Columnist
Music as theatre
The sacred month of Margazhi, coinciding with December - January in the Gregorian calendar, has been bringing forth a music explosion in Chennai, the metropolitan city of Tamil Nadu, for the last several decades and more. Hundreds of sabha-s mushrooming in and around the southern part of the city offer thousands of concerts performed by musicians, a few of them, past their prime and some, approaching that stage and many in their full-throated bloom.
In Tamil Nadu, sacredness is synonymous with entertainment and no wonder, therefore, music, dance and religion integrate so well to provide us all entertainment of what we believe to be of aesthetic value. When there is metaphorical ‘food’ for the ears and eyes, the stomach, which literally deserves it, cannot be left far behind. The entertainment package includes eateries run by renowned chefs, no less famous than the artists themselves! Richard Schechner, the most celebrated American theatre theorist of the contemporary era, after attending a Carnatic music concert (most probably at the Music Academy) said, “in essence, it is a ritual and theater”. The hierarchical order in which the seats were arranged such as VVIPs, VIPs, patrons, committee members and season ticket holders, women shuffling around, decorated in Kanchipuram splendour (artists and the audience alike) with glittering jewellery to match, people trafficking in the auditorium even while the performance was on, festivities all over, with more chattering and less music audible, all these could have given him the impression that the concert was a ‘ritual’, which, in his opinion, also defined theatre. He wrote, “in Madras the audience attend music and dance concerts more to ‘participate’ than to ‘listen’ and ‘watch’..., an intrinsic aspect of a vibrant, living theatre.”
Of course, there is no generative link between ritual and theatre because they are different reflections of the same kind of human activity, i.e., ‘performance’. The activity is characterised by the combination of two elements, which, Schechner named as ‘entertainment’ and ‘efficacy’, which in varying proportions create the continuum of all kinds of performances. The combination cannot be separated and even in the extremes of the continuum no single element exists in its purity. There is no absolute entertainment or absolute efficacy.

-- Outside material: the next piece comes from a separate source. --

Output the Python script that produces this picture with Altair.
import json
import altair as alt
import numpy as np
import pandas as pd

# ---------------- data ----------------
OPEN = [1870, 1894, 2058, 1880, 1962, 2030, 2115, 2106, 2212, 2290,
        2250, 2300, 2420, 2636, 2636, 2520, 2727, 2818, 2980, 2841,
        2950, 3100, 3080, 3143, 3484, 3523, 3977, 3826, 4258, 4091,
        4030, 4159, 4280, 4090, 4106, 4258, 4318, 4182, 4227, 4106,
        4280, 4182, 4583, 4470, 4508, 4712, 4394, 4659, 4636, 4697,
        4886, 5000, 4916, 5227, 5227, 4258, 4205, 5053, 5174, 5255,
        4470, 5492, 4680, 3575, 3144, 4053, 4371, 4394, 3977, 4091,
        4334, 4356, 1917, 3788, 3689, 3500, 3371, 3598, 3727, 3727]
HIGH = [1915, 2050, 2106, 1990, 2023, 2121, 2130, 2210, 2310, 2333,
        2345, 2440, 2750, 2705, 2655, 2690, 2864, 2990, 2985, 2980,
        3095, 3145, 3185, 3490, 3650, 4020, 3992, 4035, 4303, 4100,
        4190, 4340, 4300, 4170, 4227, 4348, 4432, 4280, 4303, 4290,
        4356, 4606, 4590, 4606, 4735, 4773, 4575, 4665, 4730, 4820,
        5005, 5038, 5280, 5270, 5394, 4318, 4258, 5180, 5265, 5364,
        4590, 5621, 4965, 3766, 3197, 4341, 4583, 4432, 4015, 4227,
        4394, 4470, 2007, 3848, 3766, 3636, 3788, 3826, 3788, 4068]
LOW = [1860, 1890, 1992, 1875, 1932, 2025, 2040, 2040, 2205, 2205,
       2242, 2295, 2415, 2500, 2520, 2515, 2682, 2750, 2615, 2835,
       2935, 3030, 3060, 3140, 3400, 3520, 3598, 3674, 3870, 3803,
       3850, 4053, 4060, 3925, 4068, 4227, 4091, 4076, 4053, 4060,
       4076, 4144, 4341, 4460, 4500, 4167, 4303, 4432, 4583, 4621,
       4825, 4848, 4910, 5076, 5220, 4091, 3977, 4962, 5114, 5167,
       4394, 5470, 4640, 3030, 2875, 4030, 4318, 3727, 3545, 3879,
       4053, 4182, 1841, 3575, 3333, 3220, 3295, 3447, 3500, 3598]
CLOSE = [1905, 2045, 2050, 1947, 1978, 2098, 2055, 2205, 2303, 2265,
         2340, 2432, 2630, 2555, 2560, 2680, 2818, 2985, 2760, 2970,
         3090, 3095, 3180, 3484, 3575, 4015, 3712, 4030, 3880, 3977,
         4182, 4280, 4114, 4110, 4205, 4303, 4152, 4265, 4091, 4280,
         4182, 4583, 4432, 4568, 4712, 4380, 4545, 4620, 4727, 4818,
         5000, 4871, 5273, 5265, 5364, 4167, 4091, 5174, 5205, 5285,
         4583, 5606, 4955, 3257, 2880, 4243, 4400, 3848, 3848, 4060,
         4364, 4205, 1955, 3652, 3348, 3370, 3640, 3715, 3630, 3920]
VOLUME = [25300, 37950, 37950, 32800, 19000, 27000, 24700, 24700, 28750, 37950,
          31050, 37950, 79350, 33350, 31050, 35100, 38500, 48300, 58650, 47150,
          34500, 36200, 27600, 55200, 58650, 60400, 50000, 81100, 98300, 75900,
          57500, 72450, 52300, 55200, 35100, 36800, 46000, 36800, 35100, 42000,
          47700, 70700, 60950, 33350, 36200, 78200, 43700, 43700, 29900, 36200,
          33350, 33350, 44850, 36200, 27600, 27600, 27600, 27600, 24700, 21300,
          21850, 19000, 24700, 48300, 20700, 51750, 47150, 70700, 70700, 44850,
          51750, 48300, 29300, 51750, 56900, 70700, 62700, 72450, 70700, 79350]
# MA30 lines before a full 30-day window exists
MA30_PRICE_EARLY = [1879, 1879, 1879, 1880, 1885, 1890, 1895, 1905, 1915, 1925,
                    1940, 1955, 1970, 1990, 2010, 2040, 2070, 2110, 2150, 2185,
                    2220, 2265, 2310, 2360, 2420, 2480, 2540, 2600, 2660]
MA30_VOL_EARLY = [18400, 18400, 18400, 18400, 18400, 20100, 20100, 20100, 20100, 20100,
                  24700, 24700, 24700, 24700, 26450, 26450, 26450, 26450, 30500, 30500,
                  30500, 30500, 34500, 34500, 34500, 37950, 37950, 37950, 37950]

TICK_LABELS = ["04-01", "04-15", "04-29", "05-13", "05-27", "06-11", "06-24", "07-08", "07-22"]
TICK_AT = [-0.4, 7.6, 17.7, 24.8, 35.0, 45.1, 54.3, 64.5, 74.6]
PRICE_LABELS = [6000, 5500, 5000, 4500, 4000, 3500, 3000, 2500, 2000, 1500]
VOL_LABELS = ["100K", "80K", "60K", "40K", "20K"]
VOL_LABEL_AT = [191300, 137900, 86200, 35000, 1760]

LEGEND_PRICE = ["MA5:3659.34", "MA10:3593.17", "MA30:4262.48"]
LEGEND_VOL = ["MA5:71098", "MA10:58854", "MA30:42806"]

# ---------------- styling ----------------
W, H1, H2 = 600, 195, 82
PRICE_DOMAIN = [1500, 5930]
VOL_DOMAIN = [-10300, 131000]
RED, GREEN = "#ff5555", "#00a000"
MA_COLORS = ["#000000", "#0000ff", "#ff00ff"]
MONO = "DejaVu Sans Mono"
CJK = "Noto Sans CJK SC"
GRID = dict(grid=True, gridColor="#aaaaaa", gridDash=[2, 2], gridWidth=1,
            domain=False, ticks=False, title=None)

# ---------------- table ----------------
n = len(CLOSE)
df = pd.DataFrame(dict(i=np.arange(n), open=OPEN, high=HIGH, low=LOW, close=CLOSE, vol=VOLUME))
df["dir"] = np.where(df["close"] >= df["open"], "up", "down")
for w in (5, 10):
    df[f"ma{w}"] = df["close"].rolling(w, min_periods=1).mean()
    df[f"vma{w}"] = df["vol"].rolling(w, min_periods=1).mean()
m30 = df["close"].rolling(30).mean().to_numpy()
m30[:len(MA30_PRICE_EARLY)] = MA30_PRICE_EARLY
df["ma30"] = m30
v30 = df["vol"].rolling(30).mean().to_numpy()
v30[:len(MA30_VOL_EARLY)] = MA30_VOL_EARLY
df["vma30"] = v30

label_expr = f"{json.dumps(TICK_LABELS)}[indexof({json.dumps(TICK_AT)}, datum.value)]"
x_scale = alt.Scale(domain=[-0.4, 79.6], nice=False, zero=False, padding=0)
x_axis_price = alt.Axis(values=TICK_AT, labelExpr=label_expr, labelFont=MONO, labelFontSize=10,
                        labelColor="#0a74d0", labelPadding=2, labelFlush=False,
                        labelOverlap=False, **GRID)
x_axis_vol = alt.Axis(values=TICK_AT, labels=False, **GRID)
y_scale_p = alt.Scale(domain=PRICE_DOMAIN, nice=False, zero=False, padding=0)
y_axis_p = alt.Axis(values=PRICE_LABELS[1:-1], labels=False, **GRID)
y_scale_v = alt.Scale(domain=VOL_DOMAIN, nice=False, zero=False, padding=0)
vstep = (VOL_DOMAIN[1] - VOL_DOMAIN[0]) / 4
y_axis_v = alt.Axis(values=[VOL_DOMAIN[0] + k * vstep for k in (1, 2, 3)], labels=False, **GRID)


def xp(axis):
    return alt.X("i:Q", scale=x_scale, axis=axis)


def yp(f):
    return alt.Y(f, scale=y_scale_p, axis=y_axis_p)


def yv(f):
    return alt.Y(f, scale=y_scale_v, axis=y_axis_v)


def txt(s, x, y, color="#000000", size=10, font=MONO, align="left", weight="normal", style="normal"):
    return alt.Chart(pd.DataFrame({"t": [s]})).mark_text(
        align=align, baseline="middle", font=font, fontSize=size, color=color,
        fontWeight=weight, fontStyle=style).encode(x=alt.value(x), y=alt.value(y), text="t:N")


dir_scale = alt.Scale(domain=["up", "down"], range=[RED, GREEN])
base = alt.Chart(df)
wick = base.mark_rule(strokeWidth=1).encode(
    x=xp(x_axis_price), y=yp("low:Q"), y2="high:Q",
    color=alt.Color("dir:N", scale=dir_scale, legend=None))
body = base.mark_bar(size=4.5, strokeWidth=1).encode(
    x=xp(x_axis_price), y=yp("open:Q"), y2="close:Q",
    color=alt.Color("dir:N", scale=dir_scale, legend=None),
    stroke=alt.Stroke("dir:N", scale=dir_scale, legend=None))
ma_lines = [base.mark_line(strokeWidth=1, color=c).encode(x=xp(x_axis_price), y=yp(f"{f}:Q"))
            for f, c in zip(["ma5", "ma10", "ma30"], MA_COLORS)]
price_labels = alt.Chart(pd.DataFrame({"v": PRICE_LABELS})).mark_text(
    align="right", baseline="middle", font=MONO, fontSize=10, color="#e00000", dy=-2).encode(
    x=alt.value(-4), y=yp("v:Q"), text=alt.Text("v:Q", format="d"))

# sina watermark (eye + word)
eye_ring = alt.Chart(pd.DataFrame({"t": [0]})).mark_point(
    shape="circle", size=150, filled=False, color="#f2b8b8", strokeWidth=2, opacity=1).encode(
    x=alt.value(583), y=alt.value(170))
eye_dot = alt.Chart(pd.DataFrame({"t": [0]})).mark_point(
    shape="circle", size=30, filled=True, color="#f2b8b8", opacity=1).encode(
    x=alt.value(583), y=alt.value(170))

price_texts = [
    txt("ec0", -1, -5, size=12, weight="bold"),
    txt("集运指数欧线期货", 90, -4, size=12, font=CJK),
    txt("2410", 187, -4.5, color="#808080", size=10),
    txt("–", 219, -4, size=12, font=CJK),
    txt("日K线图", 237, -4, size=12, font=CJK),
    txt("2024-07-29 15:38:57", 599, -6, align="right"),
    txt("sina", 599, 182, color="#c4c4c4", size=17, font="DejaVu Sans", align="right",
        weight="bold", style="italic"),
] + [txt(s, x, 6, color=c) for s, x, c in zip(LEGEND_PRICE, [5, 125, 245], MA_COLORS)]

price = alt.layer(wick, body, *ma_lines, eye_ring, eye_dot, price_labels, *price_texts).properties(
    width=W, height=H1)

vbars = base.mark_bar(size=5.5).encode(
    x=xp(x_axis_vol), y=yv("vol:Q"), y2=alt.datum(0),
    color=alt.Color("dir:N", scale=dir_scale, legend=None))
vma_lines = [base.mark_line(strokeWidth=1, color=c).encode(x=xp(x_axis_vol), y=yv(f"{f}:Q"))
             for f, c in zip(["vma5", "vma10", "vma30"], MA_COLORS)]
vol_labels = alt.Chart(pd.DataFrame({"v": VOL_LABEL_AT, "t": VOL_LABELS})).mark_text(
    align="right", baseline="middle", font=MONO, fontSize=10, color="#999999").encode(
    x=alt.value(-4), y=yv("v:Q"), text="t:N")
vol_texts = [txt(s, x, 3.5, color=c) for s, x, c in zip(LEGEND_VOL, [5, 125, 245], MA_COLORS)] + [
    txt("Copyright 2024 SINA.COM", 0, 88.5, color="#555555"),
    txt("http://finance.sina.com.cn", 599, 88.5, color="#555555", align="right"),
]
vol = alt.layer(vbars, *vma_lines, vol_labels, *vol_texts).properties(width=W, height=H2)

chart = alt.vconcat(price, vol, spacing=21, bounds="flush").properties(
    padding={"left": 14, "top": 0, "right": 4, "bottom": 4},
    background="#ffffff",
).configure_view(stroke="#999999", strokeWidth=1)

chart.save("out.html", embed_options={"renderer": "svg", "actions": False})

All the sahitya composed by the masters of the yester eras, sung in a classical Carnatic music concert by the contemporary musicians are not merely for entertainment but for efficacy as the foremost objective.
When the element of entertainment outbalances efficacy, the result is ‘theatre’, which is, perhaps, what is happening in all our music concerts, if we stretch the theory of performance by Schechner.
What is ‘efficacy’ and what is ‘entertainment’? Schechnersuggests the following elements:
‘entertainment is fun, only for those there, emphasis on ‘now’, performer knows what she/he is doing, audience watches, audience appreciates, criticism flourishes, and individual creativity. For ‘efficacy’, results, link to an abstract other (divinity as in all the compositions of the Trinity), symbolic time, audience participates, collective creativity (performer and audience togetherness, as in a typical Carnatic music concert) which is in fact, pure theatre. Schechner, while writing about ‘selective listening’ and ‘selective watching’ in the context of an all-night folk theatre in Tamil Nadu (perhaps, Terukoothu) said that the music concert he attended also featured these aspects and as such justified his claim that it was a ‘ritual’ and as such a ‘theatrical event’. What does he mean by ‘selective listening’ and ‘selective watching?’
In Terukoothu shows, which are invariably all-night happenings from dusk to dawn in the rural areas of Tamil Nadu, the villagers who come to see them, selectively watch, choosing the time only when their favourite actors are on the stage, the reason being, as they already know the story (tales from Mahabharata or Ramayana) they only want to appreciate their favourite actors’ performance on that particular night. The rest of the time they dine or sleep in the vast open ground, where these plays are staged, during the lean periods of agricultural production, that is, summer. One can believe that Schechner had the same experience, when he attended the music concert in Chennai. Some of those, who came for the concert, constrained, as they were, by occupying a limited space in an auditorium (unlike the rural folks, watching a Terukoothu performance, who were blessed with the luxury of an open field to stretch and sleep) yet, managed to catch a few winks, when the artist was singing. That, perhaps, is what led Schechner to conclude that they were not their favourite raga-s, thereby, equating them with the villagers, who kept awake only when their favourite actors were on the stage. And Schechner also might have seen the ‘exodus’ during the tani avartanam session. This was, in essence, ‘selective listening’ for him, as they were not inclined to listen to ‘the beats of the drums’.
As was the practice in a ritual, he might have thought that the sacred ‘prasad’ was being distributed, when he watched people making a beeline for the place where eats were aplenty.
A few years ago, the Sangeet Natak Akademi attempted a sort of reservation policy by funding such of those regions, where there is no serious theatre worth mentioning and they chose, hold your breath, Tamil Nadu! I am not sure whether this scheme has revolutionised the theatre scene in Tamil Nadu, but my question is, if in the considered opinion of Richard Schechner, a Carnatic music concert is theatre in essence, how can one say we lack serious theatre?